Para entonces muchos parlamentarios habían hecho acto de contrición, reconociendo su error, y ya había asumido como presidente Francisco Sagasti, un diputado reformista (Partido Morado), sin manchas penales en su expediente y con las manos limpias porque formó parte de la minoría que no respaldó la destitución de Vizcarra. Pero el intento por parte del Constitucional de echar tierra sobre el desatino del Congreso tuvo un efecto no esperado: extendió entre la ciudadanía la impresión de que hacía falta una nueva Constitución para reemplazar la establecida en 1993, tras un referéndum ajustadísimo, por un Alberto Fujimori que ya actuaba como dictador. Sagasti dice que se limitará a gestionar el país hasta que en abril de 2021 sean elegidos un nuevo presidente y un nuevo Congreso: a ellos les corresponderá decidir si hay que abrir un proceso constituyente, algo que horroriza al establishment neoliberal.
Fujimori (1990-2000) está en prisión por asesinato, secuestro y corrupción. Su sucesor, Alejandro Toledo (2001-2006), tras el breve interregno de Valentín Paniagua, espera la extradición desde Estados Unidos para ser juzgado. Alan García (2006-2011) se suicidó en 2019 cuando iba a ser detenido. Le siguió Ollanta Humala (2011-2016), pendiente de sentencia por corrupción y asociación ilícita. Después ocupó la presidencia Pedro Pablo Kuczynsky (2016-2018), quien dimitió tras ser acusado de corrupción y permanece en arresto domiciliario. Le reemplazó su vicepresidente, el recién destituido Vizcarra.

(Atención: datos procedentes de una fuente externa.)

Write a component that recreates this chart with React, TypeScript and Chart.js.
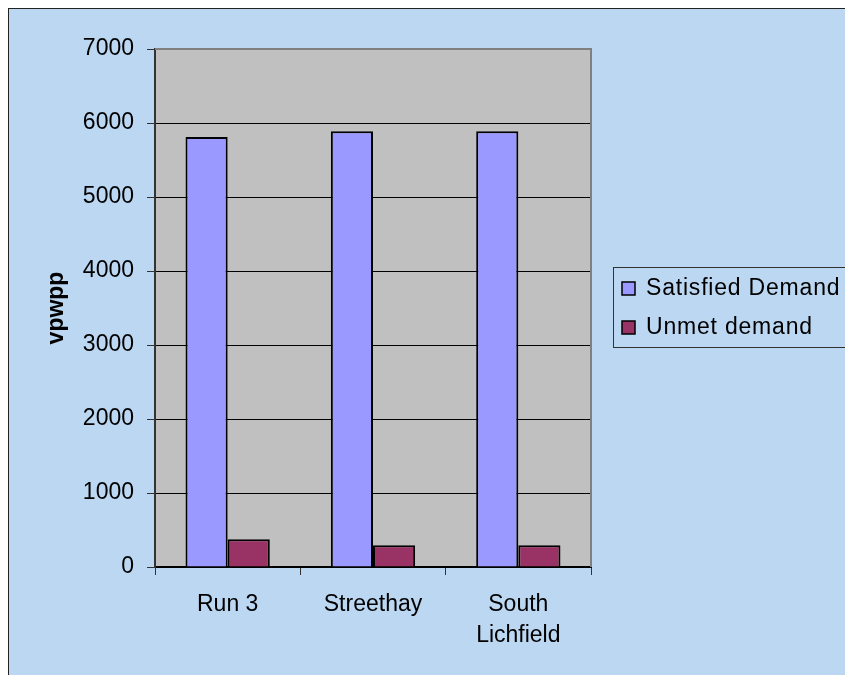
import React, { useEffect, useRef } from "react";
import { Chart, registerables } from "chart.js";

Chart.register(...registerables);

const categories: (string | string[])[] = ["Run 3", "Streethay", ["South", "Lichfield"]];
const satisfiedDemand = [5810, 5890, 5890];
const unmetDemand = [375, 293, 293];
const yTicks = [0, 1000, 2000, 3000, 4000, 5000, 6000, 7000];
const seriesLabels = ["Satisfied Demand", "Unmet demand"];
const seriesColors = ["#9999FF", "#993366"];

const FONT = "'Liberation Sans', Arial, sans-serif";

const plotBg = {
  id: "plotBg",
  beforeDraw(chart: any) {
    const { ctx, chartArea: a } = chart;
    ctx.save();
    ctx.fillStyle = "#C0C0C0";
    ctx.fillRect(a.left, a.top, a.right - a.left, a.bottom - a.top);
    ctx.restore();
  },
  afterDatasetsDraw(chart: any) {
    const { ctx, chartArea: a } = chart;
    ctx.save();
    ctx.strokeStyle = "#808080";
    ctx.lineWidth = 2;
    ctx.beginPath();
    ctx.moveTo(a.left, a.top);
    ctx.lineTo(a.right, a.top);
    ctx.lineTo(a.right, a.bottom);
    ctx.stroke();
    ctx.restore();
  },
};

const boxLegend = {
  id: "boxLegend",
  afterDraw(chart: any) {
    const { ctx } = chart;
    const left = chart.chartArea.right + 22;
    const top = 258;
    const h = 80;
    ctx.save();
    ctx.strokeStyle = "#333333";
    ctx.lineWidth = 1;
    ctx.strokeRect(left + 0.5, top + 0.5, chart.width + 10, h);
    ctx.font = `23px ${FONT}`;
    (ctx as any).letterSpacing = "0.8px";
    ctx.textBaseline = "middle";
    ctx.textAlign = "left";
    chart.data.datasets.forEach((ds: any, i: number) => {
      const cy = top + 21 + i * 39;
      const bx = left + 9;
      ctx.fillStyle = ds.backgroundColor;
      ctx.fillRect(bx, cy - 6, 13, 13);
      ctx.strokeStyle = "#000";
      ctx.lineWidth = 1.5;
      ctx.strokeRect(bx, cy - 6, 13, 13);
      ctx.fillStyle = "#000";
      ctx.fillText(ds.label, bx + 24, cy + 1);
    });
    ctx.restore();
  },
};

export default function App() {
  const ref = useRef<HTMLCanvasElement | null>(null);

  useEffect(() => {
    if (!ref.current) return;
    const chart = new Chart(ref.current, {
      type: "bar",
      data: {
        labels: categories as any,
        datasets: [
          {
            label: seriesLabels[0],
            data: satisfiedDemand,
            backgroundColor: seriesColors[0],
            borderColor: "#000",
            borderWidth: 2,
          },
          {
            label: seriesLabels[1],
            data: unmetDemand,
            backgroundColor: seriesColors[1],
            borderColor: "#000",
            borderWidth: 2,
          },
        ],
      },
      options: {
        responsive: false,
        animation: false,
        devicePixelRatio: 1,
        datasets: { bar: { categoryPercentage: 0.58, barPercentage: 1 } },
        layout: { padding: { top: 40, right: 254, left: 0, bottom: 0 } },
        plugins: {
          legend: { display: false },
          tooltip: { enabled: false },
        },
        scales: {
          x: {
            grid: {
              display: true,
              offset: true,
              drawOnChartArea: false,
              tickLength: 8,
              color: "#333",
            },
            border: { color: "#000", width: 2 },
            ticks: {
              color: "#000",
              font: { family: FONT, size: 23, lineHeight: 1.35 },
              padding: 14,
              maxRotation: 0,
              autoSkip: false,
            },
            afterFit: (s: any) => {
              s.height = 108;
            },
          },
          y: {
            min: 0,
            max: 7000,
            afterBuildTicks: (s: any) => {
              s.ticks = yTicks.map((v) => ({ value: v }));
            },
            grid: {
              color: (c: any) => (c.tick && c.tick.value === 7000 ? "#808080" : "#000"),
              tickColor: "#333",
              tickLength: 8,
              lineWidth: 1,
            },
            border: { color: "#333", width: 2 },
            ticks: {
              color: "#000",
              font: { family: FONT, size: 23 },
              padding: 13,
              callback: (v: any) => String(v),
            },
            title: {
              display: true,
              text: "vpwpp",
              color: "#000",
              font: { family: FONT, size: 23, weight: "bold" },
              padding: { top: 34, bottom: 0 },
            },
            afterFit: (s: any) => {
              s.width = 146;
            },
          },
        },
      },
      plugins: [plotBg, boxLegend],
    });
    return () => chart.destroy();
  }, []);

  return (
    <div
      style={{
        position: "fixed",
        left: 8,
        top: 8,
        right: 0,
        bottom: 0,
        overflow: "hidden",
        background: "#BCD7F2",
        borderLeft: "1px solid #222",
        borderTop: "1px solid #222",
      }}
    >
      <canvas ref={ref} width={836} height={666} style={{ display: "block", width: 836, height: 666 }} />
    </div>
  );
}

Podría pensarse, a la vista de tanto presidente encausado o condenado, que el sistema judicial mantiene una eficaz batalla regeneracionista. Lo cierto es que varios jueces y fiscales de altísimo rango están implicados en conspiraciones mafiosas. César Hinostroza, que fue juez supremo de la Corte Suprema de Justicia, se fugó a España en 2018 después de que se difundieran presuntas pruebas de su venalidad y la de otros relevantes magistrados. Entre otras, una grabación en la que negociaba un trato favorable al agresor sexual de una menor. Está pendiente de extradición.
Desde el régimen de Fujimori, los partidos tradicionales implosionaron y lo que existe ahora son grupos sin militancia articulados en torno a intereses concretos, generalmente empresariales o religiosos. Para reducir la corrupción endémica, se decidió limitar el mandato a una sola legislatura. El resultado es que los parlamentarios carecen de experiencia y, en general, se apresuran a aprobar leyes que les favorecen personalmente o a los grupos económicos que les respaldan.
¿Cómo se sostiene todo esto? Por la economía, que en algún ejercicio, como el de 2008, rozó un crecimiento del 10%. Tras la hiperinflación, el terrorismo salvaje de Sendero Luminoso y el terrorismo de Estado, Perú lo apostó todo al neoliberalismo. Las empresas mineras, pesqueras y agrícolas han hecho fortunas y parte del dinero se ha derramado sobre la sociedad, aunque la precariedad laboral siga siendo altísima (más del 70%) y los servicios públicos resulten muy deficientes, sobre todo en las áreas rurales.
La aparición de cocineros célebres como Gastón Acurio ha contribuido a mejorar la imagen internacional del país como paraíso gastronómico (lo es) y destino turístico. Pese al impacto de la pandemia, que provocó un desplome del PIB durante el segundo y tercer trimestre de este año y un fuerte repunte de la pobreza (que llevaba dos décadas reduciéndose), el cuadro macroeconómico sigue siendo fundamentalmente sano. Lo demás muestra síntomas de podredumbre.